In a matter of hours, Woldn received a troubling report that his messages had not reached every Parvii pilot. He had feared this might happen, since the number of telepathic dead zones in the galaxy had been increasing at an alarming rate, running parallel with the disintegration of Timeweb.

Boarding a podship, the Eye of the Swarm prepared to broadcast from a sectoid chamber directly to pilots in other sectoid chambers, a method that boosted his signal strength. In Woldn’s lifetime this had never been necessary, but it was one of the methods his predecessors had employed successfully in times of need. On the downside, it might injure the podship he transmitted from, due to the painful amplification of signal strength. But that was a risk he had to take.

Too much was at stake.

Chapter Two

In the vast universe, there are always hunters and their prey, either overt or latent. As a corollary, all relationships are only temporary, depending upon circumstances, mutual needs, and the availability of alternate sources of energy to satisfy the basic requirements of the living organisms. Symbiosis is only an illusion, and a potentially dangerous trap for the unwary.

—Master Noah Watanabe

As Tesh clung to the wall of the sectoid chamber at the nucleus of her podship, she guided the vessel along the gently curving strands of a deep-space web. Thinking back to a very special wild pod hunt centuries ago, she recalled her initiation into the ancient process. It had been in one of the darkest and most mysterious sectors of the galaxy, where hardly anything could be seen by the naked eye or instrumentation. But from an intense racial need, or survival-based instinct, Parviis on the hunt were able to see with a powerful inner eye—one that illuminated the fleeing podships as glowing green objects, like luminescent whales in a stygian sea.

She had been with other Parviis flying freely in space, millions and millions of them swarming to capture the feral pods, using neurotoxin stingers on the big, dumb creatures to subdue and train them. Gradually, as the podships were controlled and began to respond to the commands of their handlers, the Parviis cut back on the drugs, and drastically reduced their own numbers … until finally one tiny Parvii could control each Aopoddae vessel.

Employing that procedure, Tesh was given command of her first sentient ship. It had been an extraordinary, exhilarating experience, and she came to feel that the captured podship was her very own, like a Human teenager with a pony. At the time she knew the ownership sensation was preposterous, because her people rotated piloting duties, but she couldn’t help feeling it. Afterward, in due course, she passed the pod on to one of her comrades and went on to other duties.

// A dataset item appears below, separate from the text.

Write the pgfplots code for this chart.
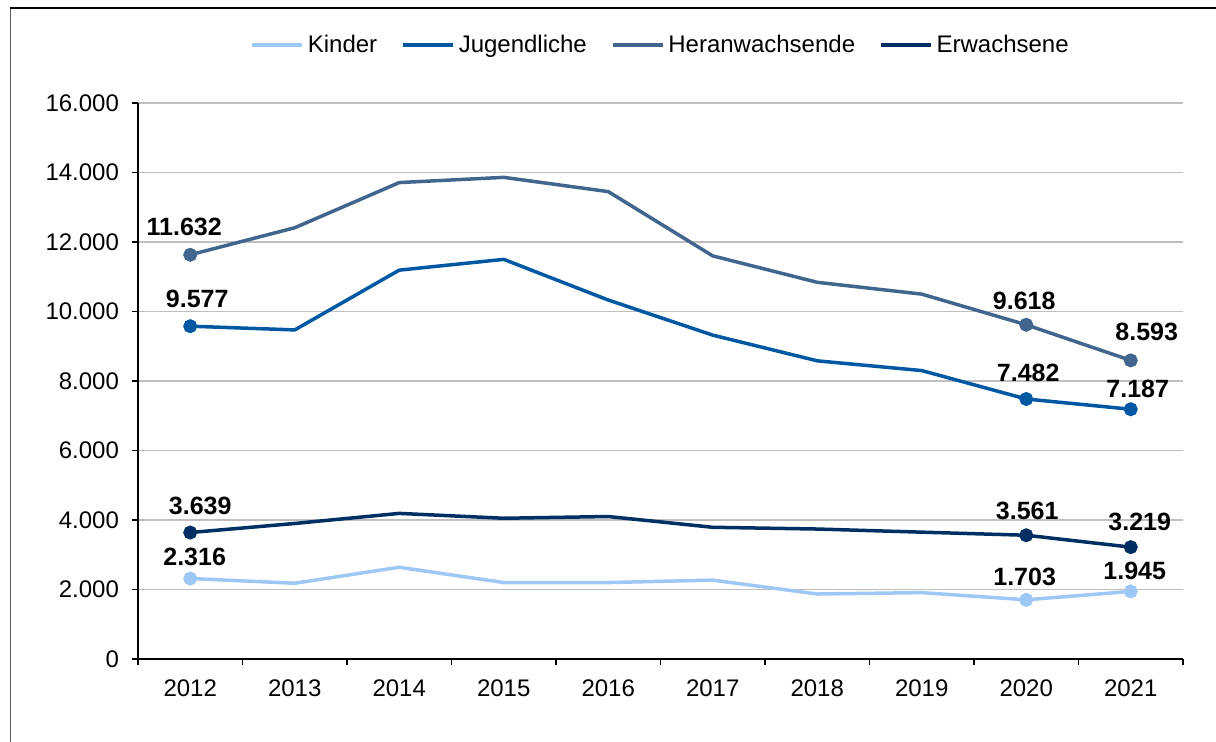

Reminiscing now, she sighed and felt a profound, deeply satisfying connection with her people and their collective past. For hundreds of years Tesh had piloted countless other podships, but none had been as special as that first capture; like a first love, none had ever occupied the same place in her heart.

Within a narrow range, each Aopoddae ship had a subtly distinct personality, a slightly different way of responding to her commands. While all podships were similar in appearance, her trained eye could make out slightly different vein patterns on the skins, and with a touch she was able to distinguish varying textures. Inside the green, glowing core of this one, she inhaled deeply and identified barely perceptible musk odors, some of which reminded her of that first pod.

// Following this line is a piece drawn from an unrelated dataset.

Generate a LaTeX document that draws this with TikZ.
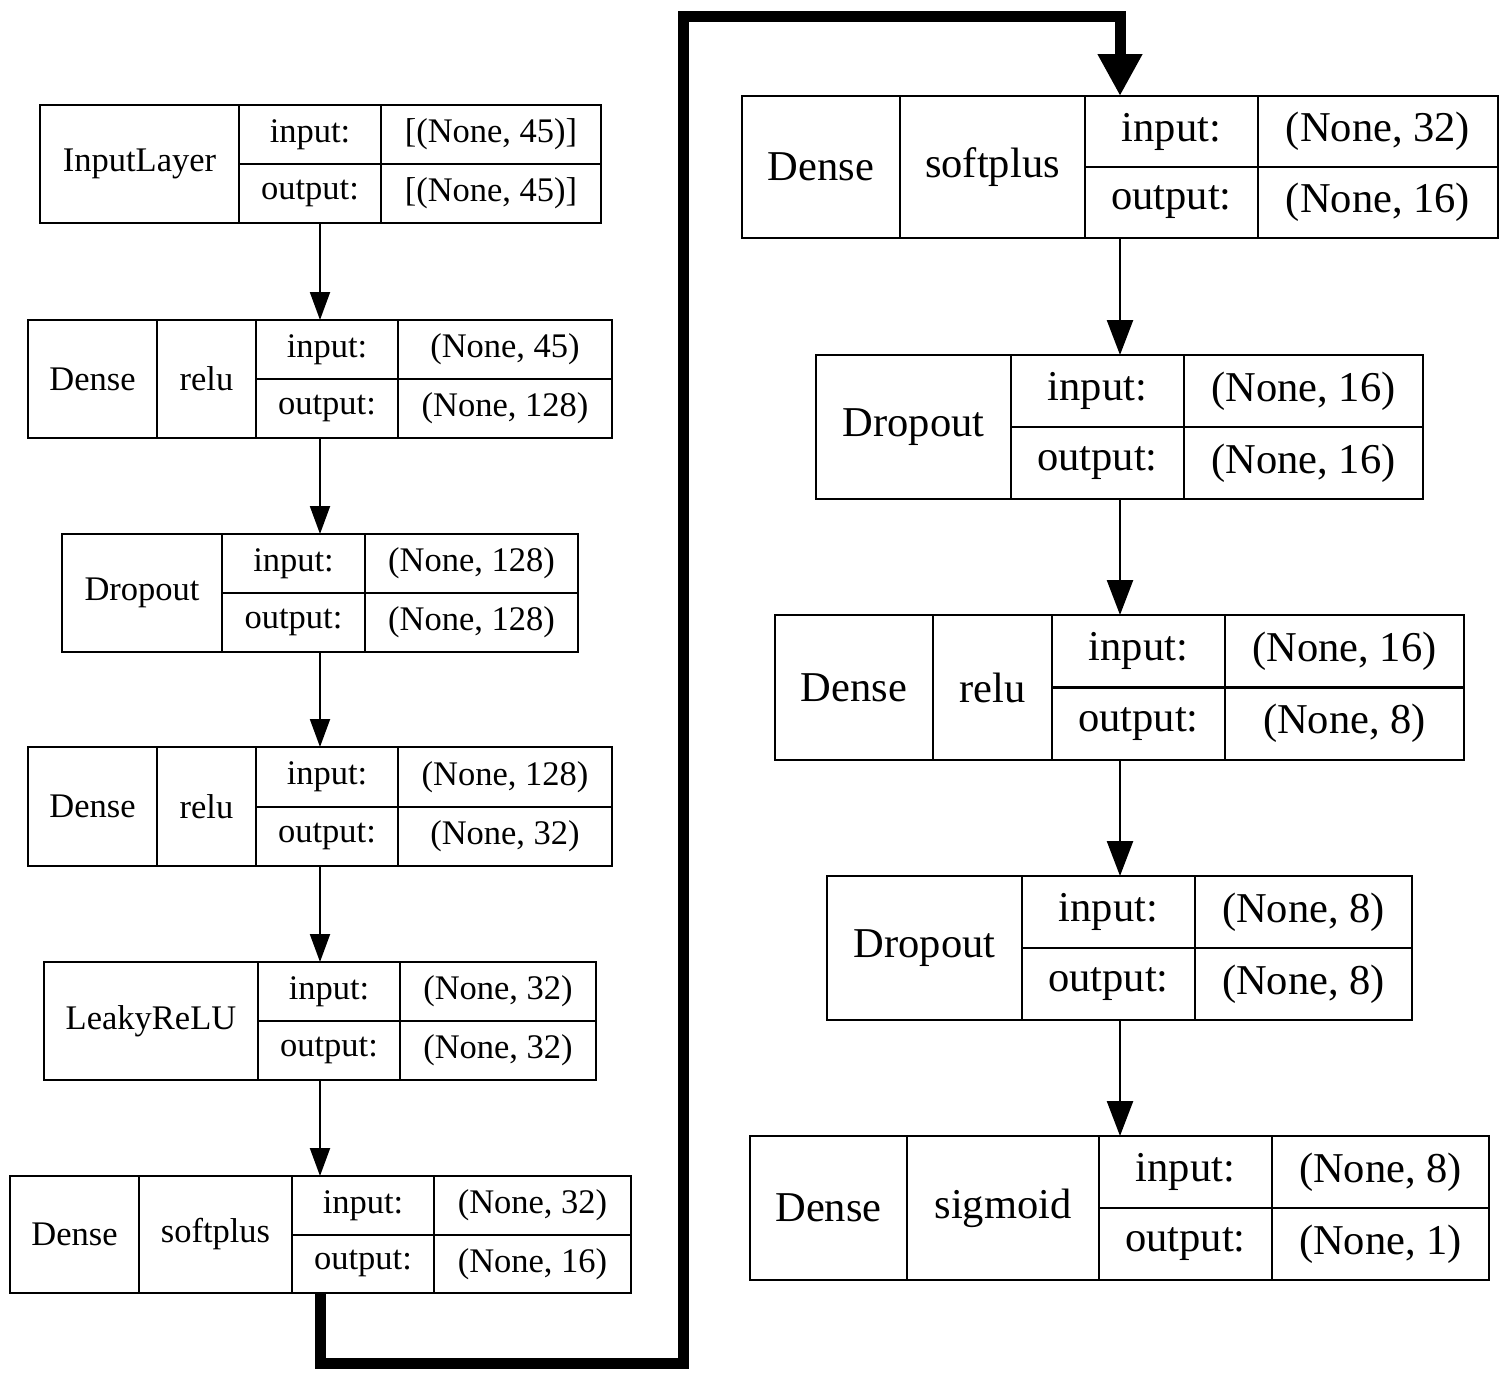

She was thinking how relaxing it was out here, speeding along the faint green web strands, hearing only the faint background hum of the sectoid chamber. Then the podship vibrated and slowed.

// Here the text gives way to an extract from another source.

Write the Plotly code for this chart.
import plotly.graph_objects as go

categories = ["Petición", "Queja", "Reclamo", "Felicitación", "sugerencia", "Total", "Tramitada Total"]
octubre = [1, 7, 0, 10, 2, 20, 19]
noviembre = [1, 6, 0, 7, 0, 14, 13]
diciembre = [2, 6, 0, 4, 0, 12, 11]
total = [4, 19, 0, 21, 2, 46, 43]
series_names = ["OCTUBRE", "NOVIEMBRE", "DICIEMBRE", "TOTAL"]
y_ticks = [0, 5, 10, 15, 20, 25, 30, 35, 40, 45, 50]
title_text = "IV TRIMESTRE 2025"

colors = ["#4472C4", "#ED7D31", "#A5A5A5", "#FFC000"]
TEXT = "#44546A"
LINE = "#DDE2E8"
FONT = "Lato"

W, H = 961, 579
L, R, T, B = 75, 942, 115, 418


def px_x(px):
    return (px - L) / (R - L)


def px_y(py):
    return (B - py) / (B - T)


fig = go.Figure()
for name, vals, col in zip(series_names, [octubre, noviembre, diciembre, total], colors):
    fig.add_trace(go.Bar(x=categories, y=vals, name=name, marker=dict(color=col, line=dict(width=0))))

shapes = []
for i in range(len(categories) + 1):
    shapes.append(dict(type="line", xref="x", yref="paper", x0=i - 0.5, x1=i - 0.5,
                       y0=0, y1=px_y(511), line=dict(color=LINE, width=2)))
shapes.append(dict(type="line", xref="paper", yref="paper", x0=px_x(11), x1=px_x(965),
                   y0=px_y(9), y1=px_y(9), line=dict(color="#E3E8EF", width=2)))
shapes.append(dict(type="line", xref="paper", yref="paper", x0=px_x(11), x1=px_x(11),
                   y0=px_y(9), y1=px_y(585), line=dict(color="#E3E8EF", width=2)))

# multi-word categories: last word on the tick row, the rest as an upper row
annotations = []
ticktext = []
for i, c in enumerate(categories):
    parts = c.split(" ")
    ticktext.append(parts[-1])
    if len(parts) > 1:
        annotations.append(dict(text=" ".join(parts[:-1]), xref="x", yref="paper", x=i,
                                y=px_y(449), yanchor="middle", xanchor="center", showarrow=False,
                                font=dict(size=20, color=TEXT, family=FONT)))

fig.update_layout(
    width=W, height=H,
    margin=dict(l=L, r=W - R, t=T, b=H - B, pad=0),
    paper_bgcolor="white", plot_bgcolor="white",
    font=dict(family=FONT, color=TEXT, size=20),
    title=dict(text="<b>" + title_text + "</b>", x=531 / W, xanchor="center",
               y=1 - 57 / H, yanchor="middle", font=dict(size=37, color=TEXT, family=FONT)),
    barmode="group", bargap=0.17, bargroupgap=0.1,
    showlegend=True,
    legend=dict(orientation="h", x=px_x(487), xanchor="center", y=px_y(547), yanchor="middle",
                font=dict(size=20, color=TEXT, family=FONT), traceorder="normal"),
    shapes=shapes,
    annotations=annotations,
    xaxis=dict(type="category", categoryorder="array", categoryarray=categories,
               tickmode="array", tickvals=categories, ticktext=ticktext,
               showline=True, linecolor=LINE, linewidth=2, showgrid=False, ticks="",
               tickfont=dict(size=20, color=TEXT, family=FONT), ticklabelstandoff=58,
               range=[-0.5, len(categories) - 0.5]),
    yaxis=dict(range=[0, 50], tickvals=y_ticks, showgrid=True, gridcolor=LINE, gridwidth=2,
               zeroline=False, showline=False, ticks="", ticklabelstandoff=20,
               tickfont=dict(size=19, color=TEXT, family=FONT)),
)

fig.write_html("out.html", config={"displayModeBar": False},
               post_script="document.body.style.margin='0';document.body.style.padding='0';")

Using her linkage to peer through the eyes of the sentient vessel, Tesh saw that the web strand—ahead and behind—was slightly frayed, with tiny filaments fluttering in space, as if dancing on a cosmic breeze. Still vibrating, the vessel proceeded slowly over a rough section, making Tesh uneasy. She’d known the web was deteriorating but had never discovered the reason, and as a pilot she had never experienced anything like this before.